D. L. - Mauvaise idée. Ce serait comme de prendre un clown pour héros. L'une des bases de l'écriture romanesque, c'est la révélation. Il est plus facile de créer la surprise avec des figures du quotidien qu'avec des personnages qu'on trouve a priori bizarres. Ce qui est le cas des chanteurs d'opéra.
Et vous, Cecilia Bartoli, n'auriez-vous pu devenir musicologue?
C. B. - La recherche fait partie de ma vie, car on ne peut pénétrer la musique d'un compositeur sans connaître sa vie et son époque. Mais mon vrai moment, c'est la scène.
D. L. - Sans l'interprète, la partition ne serait qu'une accumulation de signes dépourvus de sens.
Flic et musicologue, même combat?
D.L. - À ceci près que le flic veut découvrir qui, le musicologue comment et pourquoi.
Dans votre roman vous n'êtes pas tendre avec certains livrets d'opéra. Avez-vous été tentée d'en écrire?
D. L. - J'ai reçu de nombreuses propositions. Mais pour écrire un livret, je devrais d'abord étudier la musique et je n'en ai pas le temps.
Ne pourrait-on pas assimiler l'écriture à une composition musicale?
D. L. - Au-delà du rythme, vous devez savoir comment tel mot sonnera à la lecture pour obtenir l'effet souhaité. Mais écrire un livret implique de couler son langage dans celui d'un compositeur. C'est un exercice que peu d'auteurs du XXe siècle ont su faire, exception faite de W.H. Auden.
C. B. - Pour nous chanteurs, la qualité du livret est primordiale. Entre les mots impossibles à chanter et les récitatifs où vous n'avez rien à réciter, il y a parfois de quoi s'arracher les cheveux.
On parle d'accompagner certains livres numériques d'un fond musical choisi par l'auteur. Qu'en pensez-vous?
D. L. - Ce serait la mort du livre! On a déjà annihilé la capacité d'écoute de l'être humain en diffusant partout de la musique en fond sonore. Lire ou écouter de la musique, il faut choisir. Vous n'iriez pas à l'opéra avec un livre!
Et les mises en scène modernes?
D. L. - Je suis pour. L'opéra doit parler à un public d'aujourd'hui.
C. B. - Le problème est plutôt que certains metteurs en scène se croient plus importants que les compositeurs.
D. L. - Je déteste! Combien de fois ai-je dû corriger quelqu'un qui me parlait du Don Giovanni de tel metteur en scène en lui disant: «Êtes-vous sûr que ce n'est pas plutôt de Mozart et Da Ponte?»
Comment jugez-vous la vie musicale en Italie?
D. L. - Le problème est économique et politique. Trop de décisions sont prises en fonction de filiations politiques.
C. B. - Dans le berceau de l'opéra, il est désolant que rien ne soit fait pour combler le fossé entre les vieilles générations et les jeunes, qui ne savent plus rien de cette musique.

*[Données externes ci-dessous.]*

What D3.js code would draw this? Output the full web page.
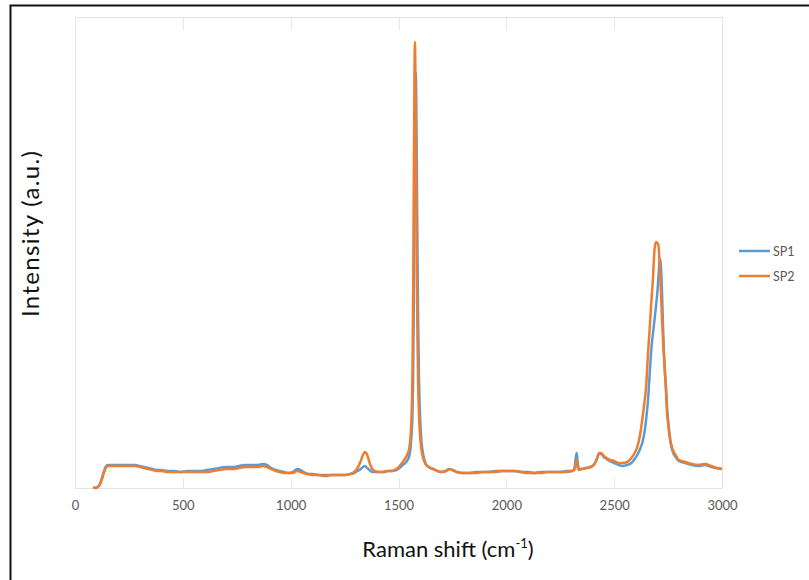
<!DOCTYPE html>
<html>
<head>
<meta charset="utf-8">
<script src="https://cdn.jsdelivr.net/npm/d3@7"></script>
<style>
  html, body { margin: 0; padding: 0; background: #fff; }
  svg { display: block; }
</style>
</head>
<body>
<svg id="chart" width="809" height="580"></svg>
<script>
// ---- data ----
const ramanShift = [85,95,105,115,125,135,145,155,170,185,200,220,240,260,280,300,320,340,360,380,400,430,460,490,520,550,580,610,640,670,700,730,760,790,820,850,870,890,910,930,950,970,990,1010,1030,1045,1060,1080,1100,1130,1160,1190,1220,1250,1275,1295,1310,1325,1335,1345,1355,1365,1378,1390,1410,1430,1450,1470,1490,1505,1520,1532,1542,1550,1556,1561,1565,1568,1571,1574,1576,1578,1580,1582,1585,1588,1591,1595,1600,1606,1614,1625,1640,1660,1680,1700,1720,1736,1750,1770,1800,1830,1860,1890,1920,1950,1980,2010,2040,2070,2100,2130,2160,2190,2220,2250,2280,2305,2315,2322,2326,2330,2336,2350,2370,2390,2405,2418,2430,2440,2452,2465,2480,2500,2520,2540,2560,2580,2595,2607,2620,2630,2640,2648,2657,2665,2672,2680,2687,2694,2700,2705,2710,2714,2718,2722,2726,2731,2736,2740,2745,2750,2758,2769,2785,2800,2830,2860,2890,2920,2950,2975,3000];

const sp1 = [1,0,1,4,10,17,22,23,23,23,23,23,23,23,23,22,21,20,19,18,18,17,17,16,17,17,17,18,19,20,21,21,22,23,23,23,24,23,20,18,17,16,15,16,19,18,16,14,14,13,13,13,13,13,14,15,17,19,21,22,20,18,16,16,16,16,17,17,18,20,23,25,28,32,40,55,75,115,185,280,340,385,416,395,320,240,170,110,72,48,34,25,21,19,17,16,17,19,18,16,15,15,16,16,16,17,17,17,17,16,16,15,16,16,16,16,17,17,19,30,35,28,19,19,20,21,23,28,34,34,31,29,27,25,23,22,23,25,29,33,39,45,55,68,88,115,138,155,168,182,195,210,225,229,218,195,165,135,115,100,82,68,52,38,31,27,25,23,22,23,21,20,19];

const sp2 = [1,0,1,3,9,16,21,22,22,22,22,22,22,22,22,21,20,19,18,17,17,16,16,16,16,16,16,16,17,18,19,19,20,21,21,21,22,21,19,17,16,15,15,15,17,16,15,14,13,13,12,13,13,13,14,16,20,27,33,36,33,26,19,17,16,16,17,17,19,22,26,30,34,40,52,75,120,200,310,410,446,425,370,300,215,150,105,72,52,39,30,24,21,19,17,16,17,19,18,16,15,15,15,16,16,16,17,17,17,16,15,15,15,16,16,16,16,17,18,24,28,22,18,19,20,21,23,28,35,35,32,30,28,27,25,25,26,30,35,41,53,68,85,101,135,160,185,210,238,246,245,243,228,210,190,168,150,130,112,100,75,65,50,40,33,28,26,24,23,24,22,20,19];

const seriesNames = ["SP1", "SP2"];
const xTicks = [0, 500, 1000, 1500, 2000, 2500, 3000];
const xTitle = "Raman shift (cm";
const yTitle = "Intensity (a.u.)";

// ---- layout ----
const svg = d3.select("#chart");
const plot = { left: 75, right: 722, top: 17, bottom: 488 };
const colors = ["#5B9BD5", "#ED7D31"];
const font = "Lato, 'Open Sans', sans-serif";

// outer frame
svg.append("rect")
  .attr("x", 10.5).attr("y", 5.5)
  .attr("width", 830).attr("height", 620)
  .attr("fill", "none").attr("stroke", "#111").attr("stroke-width", 2);

const x = d3.scaleLinear().domain([0, 3000]).range([plot.left, plot.right]);
const y = d3.scaleLinear().domain([0, 471]).range([plot.bottom, plot.top]);

// plot area border
svg.append("rect")
  .attr("x", plot.left + 0.5).attr("y", plot.top + 0.5)
  .attr("width", plot.right - plot.left).attr("height", plot.bottom - plot.top)
  .attr("fill", "none").attr("stroke", "#e3e3e3").attr("stroke-width", 1);

// small tick stubs at top and bottom
const stubs = svg.append("g");
xTicks.slice(1, -1).forEach(t => {
  stubs.append("line")
    .attr("x1", Math.round(x(t)) + 0.5).attr("x2", Math.round(x(t)) + 0.5)
    .attr("y1", plot.top).attr("y2", plot.top + 13)
    .attr("stroke", "#e6e6e6");
  stubs.append("line")
    .attr("x1", Math.round(x(t)) + 0.5).attr("x2", Math.round(x(t)) + 0.5)
    .attr("y1", plot.bottom - 10).attr("y2", plot.bottom)
    .attr("stroke", "#e6e6e6");
});

// x axis tick labels
const xAxis = d3.axisBottom(x).tickValues(xTicks).tickSize(0).tickPadding(13)
  .tickFormat(d3.format("d"));
const gx = svg.append("g").attr("transform", `translate(0,${plot.bottom})`).call(xAxis);
gx.select(".domain").remove();
gx.selectAll("text").attr("fill", "#595959").style("font-family", font).style("font-size", "13px");

// lines
const line = d3.line().x((d, i) => x(ramanShift[i])).y(d => y(d)).curve(d3.curveMonotoneX);
[sp1, sp2].forEach((s, k) => {
  svg.append("path")
    .datum(s)
    .attr("d", line)
    .attr("fill", "none")
    .attr("stroke", colors[k])
    .attr("stroke-width", 2.5)
    .attr("stroke-linejoin", "round");
});

// legend
const lg = svg.append("g");
seriesNames.forEach((n, k) => {
  const ly = 251 + k * 25;
  lg.append("line").attr("x1", 739).attr("x2", 770).attr("y1", ly).attr("y2", ly)
    .attr("stroke", colors[k]).attr("stroke-width", 2.5);
  lg.append("text").attr("x", 773).attr("y", ly + 4.5)
    .attr("fill", "#595959").style("font-family", font).style("font-size", "12.5px").text(n);
});

// axis titles
const xt = svg.append("text")
  .attr("x", 448).attr("y", 557).attr("text-anchor", "middle")
  .attr("fill", "#111").style("font-family", font).style("font-size", "22px");
xt.append("tspan").text(xTitle);
xt.append("tspan").attr("dy", -9).style("font-size", "13px").text("-1");
xt.append("tspan").attr("dy", 9).text(")");

svg.append("text")
  .attr("transform", "translate(39,234) rotate(-90)")
  .attr("text-anchor", "middle")
  .attr("textLength", 166).attr("lengthAdjust", "spacing")
  .attr("fill", "#111").style("font-family", font).style("font-size", "24px")
  .text(yTitle);
</script>
</body>
</html>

Qui êtes-vous, père Steffani?
Né en 1654, Agostino Steffani (ci-contre: portrait supposé d'après un original disparu), commence sa carrière à 11 ans comme chanteur à Venise. Repéré par un noble bavarois, il s'installe à Munich et entre en 1681 au service du prince électeur Max-Emmanuel de Bavière, après avoir été ordonné prêtre. Il écrit une quinzaine d'opéras influencés par le style lulliste, l'opéra italien et le contrepoint allemand, la plupart représentés avec succès. Envoyé extraordinaire de Hanovre à Bruxelles, en 1696, il réduit ses activités musicales. Il meurt d'une attaque en 1728, abandonné de ses derniers bienfaiteurs.

Cecilia Bartoli
• 1966: naissance à Rome.
•1975: première apparition à l'opéra dans Tosca.
• 1996: débuts au Met de New York dans Cosi fan tutte.
• 2001: sortie de Viva Vivaldi (Decca), point de départ du «revival Vivaldi» et de ses futurs succès discographiques.
• 2012: devient directrice artistique du Festival de Pentecôte de Salzbourg.


Donna Leon
• 1942:naissance aux États-Unis, dans le New Jersey.
• 1965:premier voyage en Italie.
• 1981:s'installe à Venise après enseigné en Suisse, Iran et Arabie saoudite.
• 1992: Mort à la Fenice, première enquête du commissaire Brunetti. Dix-sept suivront jusqu'àLa Femme au masque de chair.
• Mars 2011: devient présidente du conseil honoraire du Venetian Centre for Baroque Music aux côtés de Cecilia Bartoli.